Here’s another example. Let’s assume we collect data from 100 participants in a control and treatment condition. We collect 3 dependent variables (dv1, dv2, and dv3). The true effect size is 0). We will analyse the three dv’s in independent t-tests. We must specify our alpha level, and decide if we need to correct for multiplicity. How we control error rates depends on the claim we want to make. One claim is that the treatment works if there is an effect on any of the three variables. This means we corroborate the claim when the p-value of the any t-test is smaller than alpha level. We could also want to make three different predictions. Here we have three different hypotheses, and predict there will be an effect on dv1, dv2, and dv3. The criterion for each t-test is the same, but we now have three hypotheses to check (H1, H2, and H3). Each of these claims can be corroborated, or not.
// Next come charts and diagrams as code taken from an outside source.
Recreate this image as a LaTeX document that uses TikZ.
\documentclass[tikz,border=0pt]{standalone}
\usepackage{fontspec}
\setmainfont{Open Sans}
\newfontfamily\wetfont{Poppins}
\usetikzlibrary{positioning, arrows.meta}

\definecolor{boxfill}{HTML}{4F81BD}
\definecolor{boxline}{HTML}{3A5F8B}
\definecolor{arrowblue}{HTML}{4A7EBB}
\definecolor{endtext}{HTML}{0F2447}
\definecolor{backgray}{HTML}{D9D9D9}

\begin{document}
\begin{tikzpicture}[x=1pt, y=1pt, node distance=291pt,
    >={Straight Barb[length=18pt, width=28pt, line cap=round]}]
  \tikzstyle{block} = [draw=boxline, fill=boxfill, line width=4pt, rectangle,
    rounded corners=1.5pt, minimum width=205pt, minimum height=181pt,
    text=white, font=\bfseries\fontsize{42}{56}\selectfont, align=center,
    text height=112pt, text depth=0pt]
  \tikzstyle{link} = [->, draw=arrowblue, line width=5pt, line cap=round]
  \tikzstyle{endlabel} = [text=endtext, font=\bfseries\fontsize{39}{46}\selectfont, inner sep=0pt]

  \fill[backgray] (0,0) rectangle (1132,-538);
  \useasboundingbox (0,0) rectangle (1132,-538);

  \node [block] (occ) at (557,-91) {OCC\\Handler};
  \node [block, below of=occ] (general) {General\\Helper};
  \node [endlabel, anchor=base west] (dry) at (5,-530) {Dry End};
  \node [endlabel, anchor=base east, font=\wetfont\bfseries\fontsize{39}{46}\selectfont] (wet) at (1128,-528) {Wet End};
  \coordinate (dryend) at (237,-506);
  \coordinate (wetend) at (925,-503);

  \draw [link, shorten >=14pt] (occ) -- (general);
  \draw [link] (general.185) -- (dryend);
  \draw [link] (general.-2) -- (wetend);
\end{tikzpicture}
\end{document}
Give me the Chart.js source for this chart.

You don’t always need to control the FWER. Limiting the number of false positives among all discoveries is good enough most of the time. There is a name for this rate, and it’s called the false discovery rate. In maths you can often define yourself out of a problem, and the false discovery rate is one such move. The false discovery rate (FDR) is the average number of false positives in all positive tests. Any adjustment scheme for the FDR is more forgiving than a scheme for the FWER. This comes at the cost of more false positives overall.
The Benjamini-Hochberg procedure is a common method used to control the FDR. It calculates a sequence of increasing adjusted p-values for each different hypothesis. Unlike the Bonferroni correction it is data-dependent. So the outcome cannot be known in advance.